- 35
Pablo Picasso
Description
- Pablo Picasso
- Buste d’homme
- signed Picasso and dated 25.3.69.I (upper left)
- oil and acrylic on corrugated cardboard
- 96.5 by 50cm.
- 38 by 19 5/8 in.
Provenance
Private Collection, France (sold: Sotheby's, London, 4th December 1996, lot 219)
Galleria d'Arte Maggiore, Bologna
Galería Levy, Madrid
Private Collection, Spain (acquired from the above in 2000. Sold: Christie's, London, 4th February 2015, lot 26)
Purchased at the above sale by the present owner
Exhibited
Vitoria-Gasteiz, Fundación Caja Vital Kutxa, De Picasso a Barceló, 2010
Literature
Catalogue Note
The musketeers are understood to be disguised portraits of Picasso himself. Towards the end of his life, the image of the musketeer evoked Picasso’s Spanish heritage and his nostalgia for the youthful vigour of his early years. As Marie-Laure Bernadac has observed: ‘If woman was depicted in all her aspects in Picasso’s art, man always appeared in disguise or in a specific role, the painter at work or the musketeer-matador holding the implements of his virility – the long pipe, the dagger, or the sword. In 1966, a new and final character emerged in Picasso’s iconography and dominated his last period to the point of becoming its emblem. This was the Golden Age gentleman, a half-Spanish, half-Dutch musketeer dressed in richly adorned clothing. […] all of these musketeers are men in disguise, romantic gentlemen, virile and arrogant soldiers, vainglorious and ridiculous despite their haughtiness’ (Brigitte Léal, Christine Piot and Marie-Laure Bernadac, The Ultimate Picasso, New York, 2000, p. 455).

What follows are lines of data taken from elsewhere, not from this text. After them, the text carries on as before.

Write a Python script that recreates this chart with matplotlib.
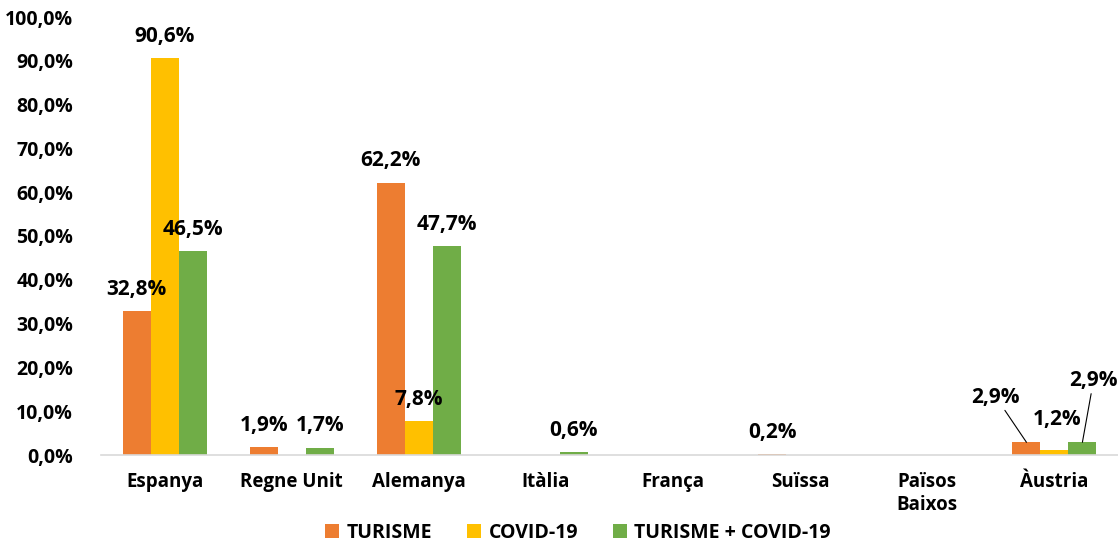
import matplotlib
matplotlib.use("Agg")
import matplotlib.pyplot as plt
import numpy as np

categories = ["Espanya", "Regne Unit", "Alemanya", "Itàlia", "França", "Suïssa", "Països\nBaixos", "Àustria"]
series_names = ["TURISME", "COVID-19", "TURISME + COVID-19"]
turisme = [32.8, 1.9, 62.2, 0.0, 0.0, 0.2, 0.0, 2.9]
covid = [90.6, 0.0, 7.8, 0.0, 0.0, 0.0, 0.0, 1.2]
turisme_covid = [46.5, 1.7, 47.7, 0.6, 0.0, 0.0, 0.0, 2.9]
y_ticks = [0, 10, 20, 30, 40, 50, 60, 70, 80, 90, 100]

colors = ["#ED7D31", "#FFC000", "#70AD47"]

plt.rcParams['font.family'] = ['Open Sans', 'DejaVu Sans']

fig = plt.figure(figsize=(11.18, 5.47), dpi=100)
ax = fig.add_axes([101/1118, 92/547, 1 - 101/1118, (455-17)/547])

x = np.arange(len(categories))
w = 0.22
all_series = [turisme, covid, turisme_covid]
for i, (vals, col, name) in enumerate(zip(all_series, colors, series_names)):
    ax.bar(x + (i - 1) * w, vals, width=w, color=col, label=name)

def fmt(v):
    return f"{v:.1f}%".replace(".", ",")

# label offsets (points) for special cases
special = {
    (7, 0): (-22, 25),
    (7, 1): (2, 14),
    (7, 2): (8, 37),
}
for si, vals in enumerate(all_series):
    for ci, v in enumerate(vals):
        if v <= 0:
            continue
        bx = x[ci] + (si - 1) * w
        if (ci, si) in special:
            dx, dy = special[(ci, si)]
            ax.annotate(fmt(v), xy=(bx, v), xytext=(dx, dy), textcoords="offset points",
                        ha="center", va="bottom", fontsize=15, fontweight="bold",
                        arrowprops=dict(arrowstyle="-", color="black", lw=0.8,
                                        shrinkA=0, shrinkB=0) if si != 1 else None)
        else:
            ax.annotate(fmt(v), xy=(bx, v), xytext=(0, 8), textcoords="offset points",
                        ha="center", va="bottom", fontsize=15, fontweight="bold")

ax.set_xlim(-0.5, len(categories) - 0.5)
ax.set_ylim(0, 100)
ax.set_yticks(y_ticks)
ax.set_yticklabels([f"{t:.1f}%".replace(".", ",") for t in y_ticks], fontsize=14, fontweight="bold")
ax.set_xticks(x)
ax.set_xticklabels(categories, fontsize=13.5, fontweight="bold")
ax.tick_params(axis="both", length=0)
ax.tick_params(axis="y", pad=20)
ax.tick_params(axis="x", pad=12)

for s in ["top", "right", "left"]:
    ax.spines[s].set_visible(False)
ax.spines["bottom"].set_color("#D9D9D9")
ax.spines["bottom"].set_linewidth(1.2)

fig.legend(loc="center", bbox_to_anchor=(578/1118, 1 - 533/547), ncol=3, frameon=False,
           prop={"size": 14, "weight": "bold"}, handlelength=0.7, handleheight=0.7,
           handletextpad=0.4, columnspacing=1.8)

fig.savefig("out.png", dpi=100)
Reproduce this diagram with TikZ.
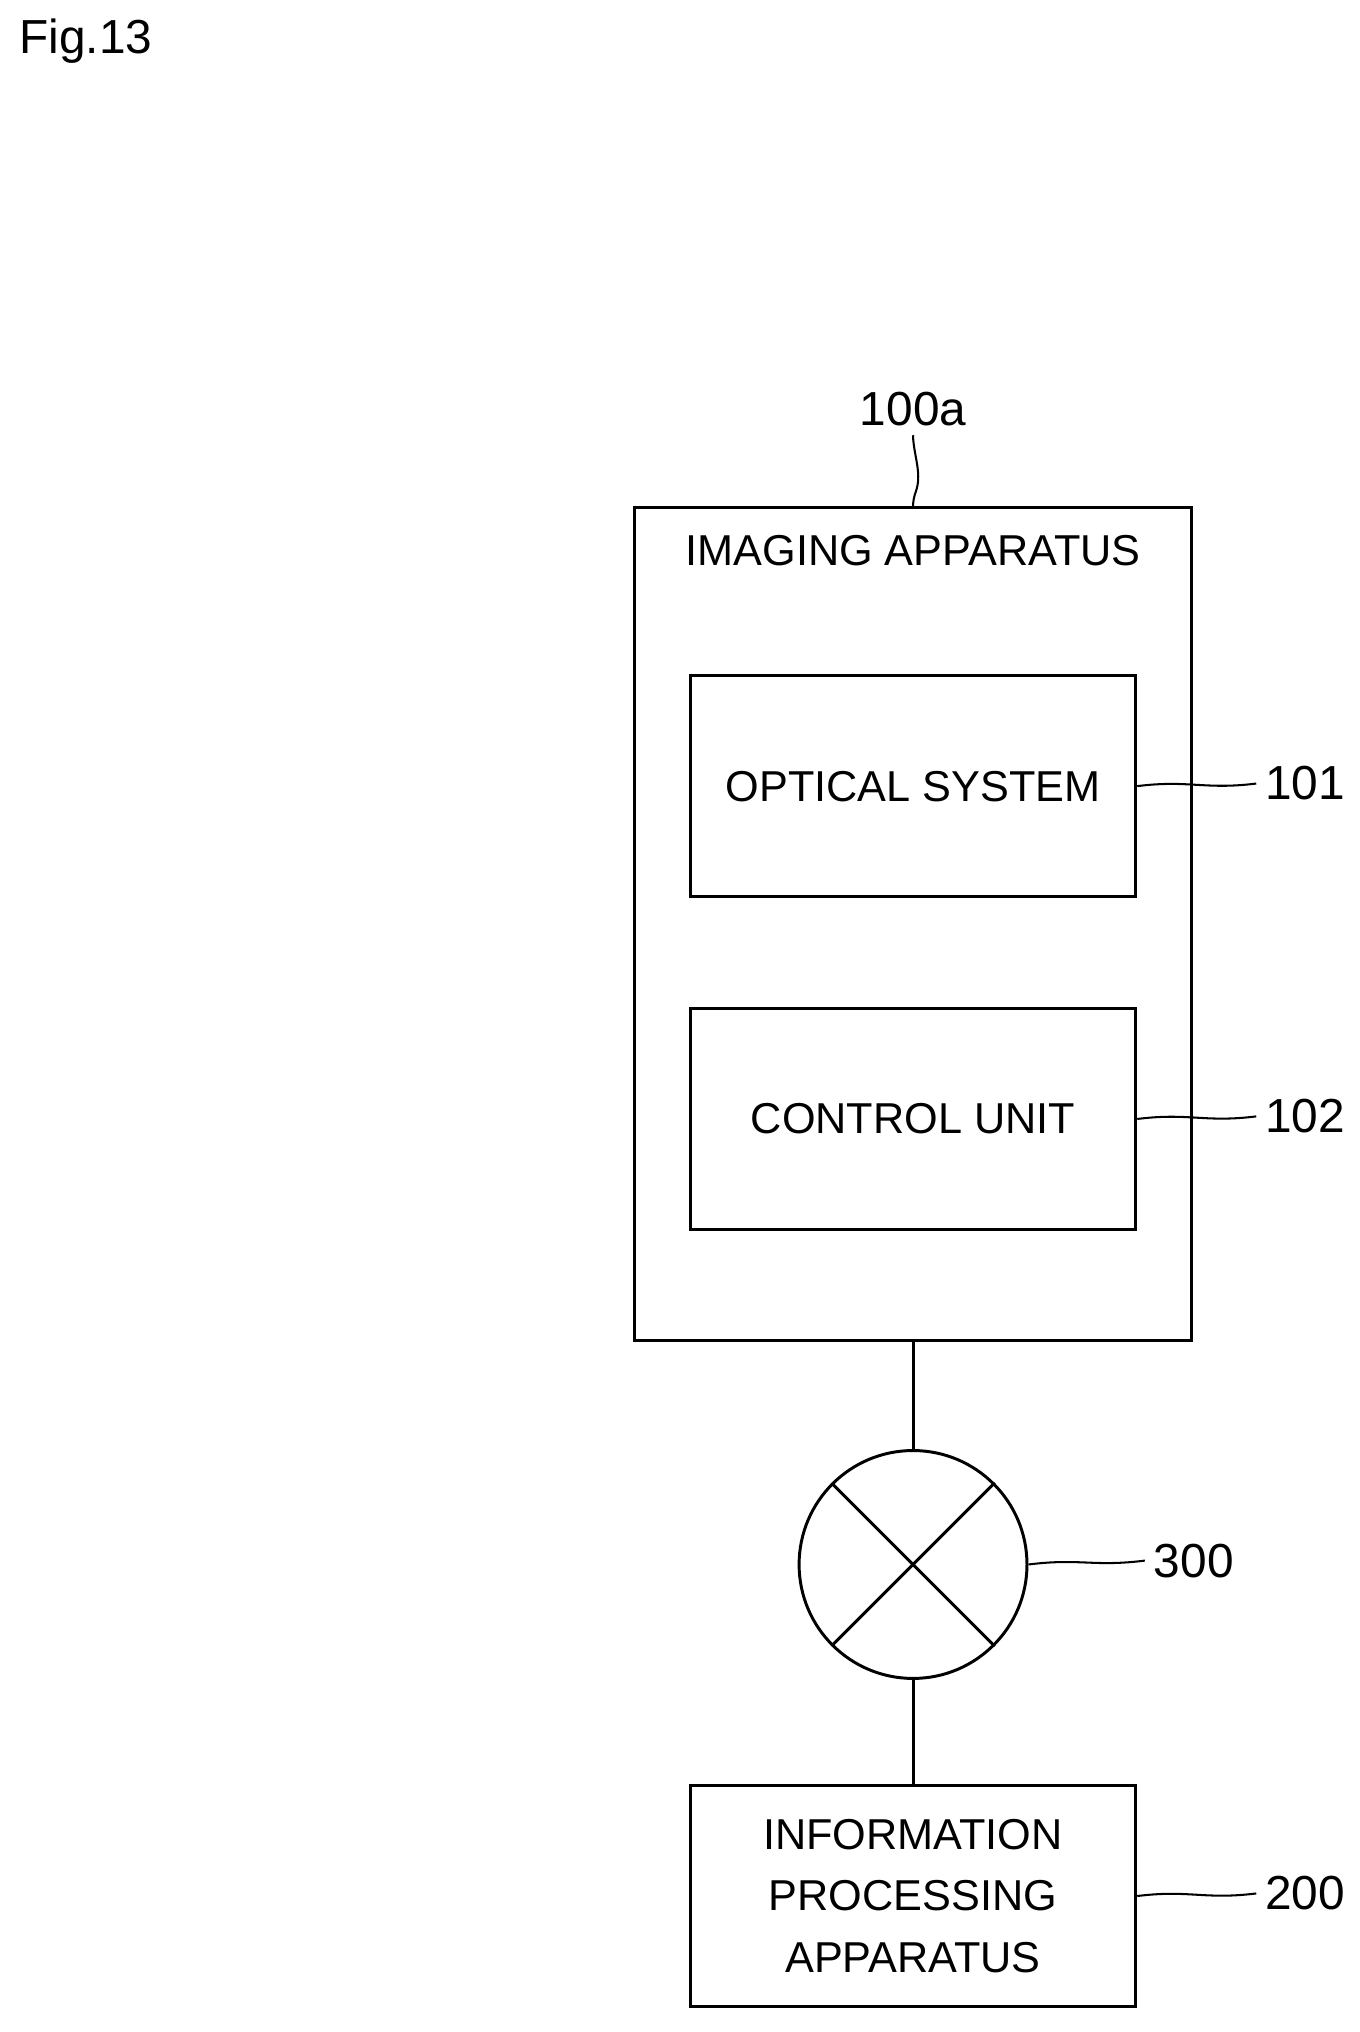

Two exhibitions held in 2009 – Picasso: Challenging the Past at the National Gallery in London and Picasso: Mosqueteros at the Gagosian Gallery in New York – are part of an ongoing reassessment of Picasso’s late œuvre. The works of the last twenty years of Picasso’s life, including his images of musketeers and his variations on the theme of old master paintings, are increasingly seen as a fitting culmination to the career of the greatest artist of the twentieth century. His late heads and busts represent a psychological projection of a complex and multifaceted identity, an amalgamation of influences and personas that made up his iconography. As Simonetta Fraquelli wrote: ‘the extensive re-evaluation of his late work since his death has highlighted its undiminished power and originality. His capacity for emotional depth and painterly freedom in his late painting, together with his wide ranging engagement with the imagery of the great paintings of the past, was to have a lasting influence on the development of neoexpressionist art from the early 1980s onwards’ (S. Fraquelli, ‘Looking at the Past to Defy the Present: Picasso’s Painting 1946-1973’ in Picasso: Challenging the Past (exhibition catalogue), National Gallery, London, 2009, p. 146).